Swedes get the points

GEORGE GROSS -- Toronto Sun

, Last Updated: 9:36 AM ET

Uh oh! Get the crying towels out ... get the conspiracy theorists going ... get a new commission to investigate the state of affairs!!!

Yes, Canada could become quite the country of confrontations as its hockey fans face the reality that we are no longer No. 1 in international hockey.

You see, the International Ice Hockey Federation (IIHF) came to the conclusion that Sweden is the better men's hockey nation in its world rankings. I discovered it in the IIHF's newsletter Ice Times.

According to the publication, Sweden, the Olympic men's gold medal winner, is on top of the standings with 4,030 points and Canada, which placed seventh at the Turin Olympics, is in second place with 3,940 points.
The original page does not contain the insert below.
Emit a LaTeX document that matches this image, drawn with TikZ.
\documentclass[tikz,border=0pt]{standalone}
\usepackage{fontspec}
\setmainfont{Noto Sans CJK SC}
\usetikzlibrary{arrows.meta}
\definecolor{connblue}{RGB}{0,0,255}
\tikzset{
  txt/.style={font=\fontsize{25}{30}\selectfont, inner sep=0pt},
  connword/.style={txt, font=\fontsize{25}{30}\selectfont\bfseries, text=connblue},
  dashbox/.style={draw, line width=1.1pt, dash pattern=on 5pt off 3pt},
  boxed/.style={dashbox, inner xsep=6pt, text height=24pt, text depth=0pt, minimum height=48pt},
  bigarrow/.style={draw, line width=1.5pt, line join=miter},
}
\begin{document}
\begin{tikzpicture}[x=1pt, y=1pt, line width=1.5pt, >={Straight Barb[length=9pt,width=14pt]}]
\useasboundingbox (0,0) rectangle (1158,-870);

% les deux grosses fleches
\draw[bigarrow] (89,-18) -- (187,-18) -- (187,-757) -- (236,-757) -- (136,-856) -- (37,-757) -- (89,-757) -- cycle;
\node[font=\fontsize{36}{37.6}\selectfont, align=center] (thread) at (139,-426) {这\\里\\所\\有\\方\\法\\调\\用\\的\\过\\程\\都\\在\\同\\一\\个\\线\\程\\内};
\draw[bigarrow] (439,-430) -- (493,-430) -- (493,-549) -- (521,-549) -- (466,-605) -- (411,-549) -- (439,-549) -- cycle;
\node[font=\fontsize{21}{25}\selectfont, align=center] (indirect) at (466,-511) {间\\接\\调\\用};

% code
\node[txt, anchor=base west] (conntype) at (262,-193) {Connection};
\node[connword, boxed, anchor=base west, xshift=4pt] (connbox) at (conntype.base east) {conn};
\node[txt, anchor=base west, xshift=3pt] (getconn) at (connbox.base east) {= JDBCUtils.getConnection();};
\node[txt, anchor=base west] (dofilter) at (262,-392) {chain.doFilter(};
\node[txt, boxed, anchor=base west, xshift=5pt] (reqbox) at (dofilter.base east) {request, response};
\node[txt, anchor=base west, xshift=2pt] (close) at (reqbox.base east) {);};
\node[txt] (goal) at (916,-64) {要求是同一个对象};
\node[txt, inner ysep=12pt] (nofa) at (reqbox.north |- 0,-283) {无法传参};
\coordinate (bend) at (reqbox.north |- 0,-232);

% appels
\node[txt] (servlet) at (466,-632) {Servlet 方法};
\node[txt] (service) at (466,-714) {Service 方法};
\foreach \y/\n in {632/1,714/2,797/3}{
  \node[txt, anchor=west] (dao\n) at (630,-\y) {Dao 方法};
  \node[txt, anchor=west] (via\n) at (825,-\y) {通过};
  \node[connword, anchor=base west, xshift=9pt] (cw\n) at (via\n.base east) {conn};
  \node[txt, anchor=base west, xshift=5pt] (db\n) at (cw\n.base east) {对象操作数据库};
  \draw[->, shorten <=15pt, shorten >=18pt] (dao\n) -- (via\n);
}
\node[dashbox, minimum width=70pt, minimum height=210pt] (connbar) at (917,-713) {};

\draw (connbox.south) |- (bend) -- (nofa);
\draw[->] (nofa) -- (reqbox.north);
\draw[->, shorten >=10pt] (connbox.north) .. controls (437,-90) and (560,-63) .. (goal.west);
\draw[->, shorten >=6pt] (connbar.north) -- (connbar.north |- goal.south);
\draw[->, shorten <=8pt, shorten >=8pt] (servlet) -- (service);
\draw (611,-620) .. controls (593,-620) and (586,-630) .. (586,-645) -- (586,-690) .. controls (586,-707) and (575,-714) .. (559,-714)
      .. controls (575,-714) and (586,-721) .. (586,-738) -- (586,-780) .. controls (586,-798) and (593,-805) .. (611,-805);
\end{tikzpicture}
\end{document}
This point system, which was inaugurated in 2003, is not a one-year assessment protocol, but takes into account a country's performance over a four-year cycle. The system is designed to reflect the long-term quality of a country's national team program.

The ranking for a given year is done by awarding points for the final placings at the previous four world championships and the most recent Olympic tournament. Thus, the current ranking includes the results of the 2002, 2003, 2004 and 2005 world championships, plus the 2006 Olympics.
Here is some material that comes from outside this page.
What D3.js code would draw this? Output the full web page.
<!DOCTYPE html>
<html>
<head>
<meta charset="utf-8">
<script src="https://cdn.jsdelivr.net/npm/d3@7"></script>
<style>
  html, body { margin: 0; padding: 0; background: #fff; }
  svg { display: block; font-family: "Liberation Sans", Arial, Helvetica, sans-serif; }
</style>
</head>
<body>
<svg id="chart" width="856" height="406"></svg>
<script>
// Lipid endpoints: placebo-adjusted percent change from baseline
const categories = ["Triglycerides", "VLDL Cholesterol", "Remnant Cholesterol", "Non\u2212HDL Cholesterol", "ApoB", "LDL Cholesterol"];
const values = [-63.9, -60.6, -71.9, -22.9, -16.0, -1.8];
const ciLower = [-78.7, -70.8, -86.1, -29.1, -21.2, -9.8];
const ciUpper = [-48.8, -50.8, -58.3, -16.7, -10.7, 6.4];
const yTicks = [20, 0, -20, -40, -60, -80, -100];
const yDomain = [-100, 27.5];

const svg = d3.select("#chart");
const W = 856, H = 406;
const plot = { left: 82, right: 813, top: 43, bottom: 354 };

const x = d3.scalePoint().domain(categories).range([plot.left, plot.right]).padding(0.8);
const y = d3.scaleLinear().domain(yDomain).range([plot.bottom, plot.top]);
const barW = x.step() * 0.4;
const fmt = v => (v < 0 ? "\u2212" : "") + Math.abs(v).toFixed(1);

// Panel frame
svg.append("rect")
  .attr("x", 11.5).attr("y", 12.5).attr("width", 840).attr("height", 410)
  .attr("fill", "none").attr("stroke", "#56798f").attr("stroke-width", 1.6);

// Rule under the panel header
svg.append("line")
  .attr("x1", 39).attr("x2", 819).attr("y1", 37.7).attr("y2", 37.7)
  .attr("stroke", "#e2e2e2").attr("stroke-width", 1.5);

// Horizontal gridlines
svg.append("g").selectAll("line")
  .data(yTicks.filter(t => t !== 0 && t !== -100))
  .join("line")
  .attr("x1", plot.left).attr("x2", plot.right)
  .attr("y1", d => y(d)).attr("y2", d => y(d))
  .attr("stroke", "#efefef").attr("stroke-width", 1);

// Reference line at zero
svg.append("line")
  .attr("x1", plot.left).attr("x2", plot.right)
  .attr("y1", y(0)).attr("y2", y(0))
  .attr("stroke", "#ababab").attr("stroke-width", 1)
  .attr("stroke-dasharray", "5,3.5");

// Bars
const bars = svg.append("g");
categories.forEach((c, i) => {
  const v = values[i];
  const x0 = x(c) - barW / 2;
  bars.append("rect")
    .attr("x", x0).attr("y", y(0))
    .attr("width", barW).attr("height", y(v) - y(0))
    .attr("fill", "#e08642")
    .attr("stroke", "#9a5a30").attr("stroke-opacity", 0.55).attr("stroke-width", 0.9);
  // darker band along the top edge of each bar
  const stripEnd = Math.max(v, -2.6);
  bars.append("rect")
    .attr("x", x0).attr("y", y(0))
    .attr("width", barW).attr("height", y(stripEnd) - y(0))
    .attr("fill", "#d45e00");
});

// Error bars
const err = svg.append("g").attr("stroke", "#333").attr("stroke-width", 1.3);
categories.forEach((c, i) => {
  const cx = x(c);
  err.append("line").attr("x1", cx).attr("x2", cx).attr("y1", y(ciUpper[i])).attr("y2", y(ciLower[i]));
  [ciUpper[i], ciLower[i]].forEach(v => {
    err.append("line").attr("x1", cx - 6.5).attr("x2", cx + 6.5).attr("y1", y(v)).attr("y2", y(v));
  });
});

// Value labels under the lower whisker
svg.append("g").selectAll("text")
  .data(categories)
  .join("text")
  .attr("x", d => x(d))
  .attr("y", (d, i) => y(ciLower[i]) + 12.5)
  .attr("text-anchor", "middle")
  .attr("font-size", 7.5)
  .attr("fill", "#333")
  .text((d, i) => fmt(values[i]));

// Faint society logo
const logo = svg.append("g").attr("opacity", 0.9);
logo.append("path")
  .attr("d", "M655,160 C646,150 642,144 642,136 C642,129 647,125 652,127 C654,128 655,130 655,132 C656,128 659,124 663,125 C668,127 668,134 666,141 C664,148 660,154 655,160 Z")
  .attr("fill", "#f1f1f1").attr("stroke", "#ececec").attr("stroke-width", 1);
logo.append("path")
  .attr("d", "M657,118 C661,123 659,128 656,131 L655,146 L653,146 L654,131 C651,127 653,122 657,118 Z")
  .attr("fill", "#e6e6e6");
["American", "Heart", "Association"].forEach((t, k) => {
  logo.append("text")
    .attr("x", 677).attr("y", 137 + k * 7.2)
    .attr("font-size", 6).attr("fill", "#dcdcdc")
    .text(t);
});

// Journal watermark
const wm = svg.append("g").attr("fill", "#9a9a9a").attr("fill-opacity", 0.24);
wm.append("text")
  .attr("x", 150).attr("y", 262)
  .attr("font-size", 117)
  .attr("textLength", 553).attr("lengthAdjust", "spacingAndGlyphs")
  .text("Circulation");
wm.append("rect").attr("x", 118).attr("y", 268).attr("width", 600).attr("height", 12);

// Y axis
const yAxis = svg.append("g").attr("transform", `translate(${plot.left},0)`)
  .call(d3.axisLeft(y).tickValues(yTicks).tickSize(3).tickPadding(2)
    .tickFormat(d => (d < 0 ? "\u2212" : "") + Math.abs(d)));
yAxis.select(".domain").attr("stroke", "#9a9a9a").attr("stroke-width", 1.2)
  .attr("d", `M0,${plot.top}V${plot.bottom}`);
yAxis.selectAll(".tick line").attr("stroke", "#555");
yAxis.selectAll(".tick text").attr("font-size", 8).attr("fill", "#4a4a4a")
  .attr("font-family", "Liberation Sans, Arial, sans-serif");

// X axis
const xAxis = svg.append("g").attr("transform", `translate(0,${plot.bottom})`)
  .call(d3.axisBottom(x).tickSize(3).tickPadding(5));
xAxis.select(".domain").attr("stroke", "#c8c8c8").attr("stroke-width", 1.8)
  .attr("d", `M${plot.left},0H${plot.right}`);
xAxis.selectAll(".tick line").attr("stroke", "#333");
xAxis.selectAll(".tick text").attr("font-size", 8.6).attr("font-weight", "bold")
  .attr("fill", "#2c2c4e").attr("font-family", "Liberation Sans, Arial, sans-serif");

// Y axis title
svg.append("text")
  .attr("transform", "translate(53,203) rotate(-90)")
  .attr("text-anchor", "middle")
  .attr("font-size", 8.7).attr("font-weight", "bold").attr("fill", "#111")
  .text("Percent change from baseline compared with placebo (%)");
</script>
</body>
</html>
The country that wins the world championship gold medal or the Olympic gold medal receives 1,200 points. Points are awarded to each successive country in descending order with 20-point intervals between two ranked positions except for the 40-point interval between gold and silver, silver and bronze, 4th and 5th and 8th and 9th positions in the top division. The 40-point interval exists to reward countries for reaching the quarter-finals, semi-finals, the final and for winning the gold medal.

Then, the point totals are weighted by the year of the cycle, with teams getting the full 100% value of its points for its performance in the most recent year, 75% of the points awarded for the previous year's performance, 50% for the year before and 25% for the first year of the current four-year cycle.

According to this, Sweden received the full 1,200 points for the gold medal in Turin, but Canada received only 600 points for its gold medal in the 2004 world championship in Prague.

Looking at this convoluted system, reminds me of the 1964 Olympics in Innsbruck, Austria, when the late IIHF president Bunny Ahearne dreamed up a system whereby Canada was deprived of a well-deserved bronze medal.

At any rate, according to the IIHF numbers of 2006, the Czech Republic finished third with 3,930 points, followed by Slovakia (3,805), Finland (3,765), Russia (3,725) and the U.S. with 3,575 points.

Canada fared well in the women's department where Hayley Wickenheiser led the women to a first-place finish with 2,970 points, followed by the US (2,890), Sweden (2,830), Finland (2,760). Germany (2,635) and Russia (2,585). Obviously our gals upstaged Wayne Gretzky's all-stars, but that won't stop the arguments in pubs over Sweden finishing on top of the men's competition ahead of Canada.

GROSSLY ABBREVIATED

Ralph Krueger, the Winnipeg-born coach of the Swiss national men's hockey team, is not satisfied with his team's shocking Olympic triumphs over Canada and the Czech Republic. He is determined to shoot down three big teams at the next world championship in Latvia next month ... Peter Beresford, who is a senior executive of McDonald's and a great supporter of Canadian sports, is recovering in Toronto from bypass surgery. Get well, Peter, and maybe the Maple Leafs will,too ... After trying to figure out the IIHF point system, I'll need three weeks of R and R. My column will return on April 30.